Кроме того, по сути взгляды Теда казались мне совершенно ошибочными. Не было смысла поддерживать политику, которая разрушилась до такого состояния, что ее невозможно было восстановить, даже если это могло принести пользу (которой бы не было, за исключением очень короткого периода). Кроме того, хотя оппозиция по отношению к централизованному насаждению политики доходов означала, что мы оказываемся в компании очень странных союзников, включающей экстремистски настроенных профсоюзных активистов, бунт против централизации и эгалитаризма был в своей основе здоровым. Как консерваторам, нам не следовало неодобрительно относиться к людям, получающим достойное вознаграждение за использование своего ума или сильных рук, чтобы производить то, что хочет потребитель.

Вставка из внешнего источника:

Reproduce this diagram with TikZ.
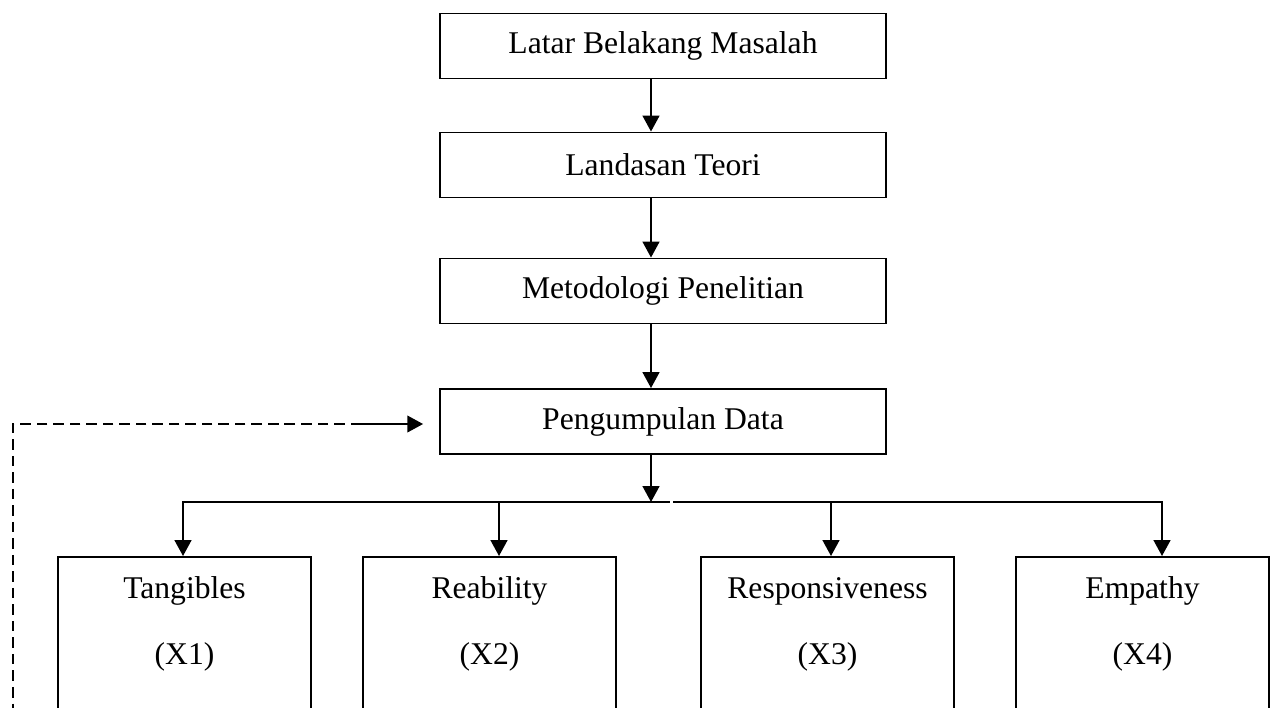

Конечно, когда такой подход был охарактеризован как оппортунистский даже теми, кто якобы был на нашей стороне, и когда сюда добавилось открытое несогласие, как теперь, между такими министрами теневого кабинета, как Джим Прайер и Кит Джозеф, было трудно заставить, чтобы такой анализ был принят всерьез. Но на самом деле он был важнейшей частью моей политической стратегии и взывал к тем, кто традиционно не голосовал за Консервативную партию, но кто хотел больших возможностей для себя и своих семей. Так что я адресовала мою речь на конференции напрямую членам профсоюзов:
«Вы хотите более высокой зарплаты, лучших пенсий, более короткого рабочего дня, больше государственных расходов, больше инвестиций, больше, больше, больше, больше. Но откуда это «больше» возьмется? Больше нету. Вы больше не можете отделять оплату труда от производительности, как не можете разделить два лезвия ножниц и продолжать резать. И вот позвольте мне прямо обратиться к лидерам профсоюзов: вы часто становитесь нашими злейшими врагами. Почему не может быть больше? Потому что слишком часто ограничительная политика отбирает у вас то, что вы должны продавать, – вашу производительность труда.
Ограничительная политика въелась как наросты в нашу промышленную жизнь. Она с нами уже почти столетие. Она была создана, чтобы защитить вас от эксплуатации, но стала главным барьером на вашем пути к процветанию… Я понимаю ваши страхи. Вы боитесь, что производство большего количества товаров с меньшим числом работников будет означать меньшее число рабочих мест, и эти страхи особенно сильны, когда уровень безработицы так высок. Но вы ошибаетесь. Правильный способ борьбы с безработицей – это производить больше товаров по более низкой цене, и тогда большее количество людей сможет позволить себе их покупать…
Мы сделаем все, что может сделать правительство, чтобы заново построить свободную и процветающую Британию. Мы верим в реалистичный, ответственный коллективный договор, свободный от государственного вмешательства. Лейбористы не верят. Мы верим в обнадеживающую конкуренцию, свободное предпринимательство и выгоду для малых и больших компаний. Лейбористы не верят. Мы создадим условия, в которых ценность денег, которые вы зарабатываете, и денег, которые вы сберегаете, будет защищена».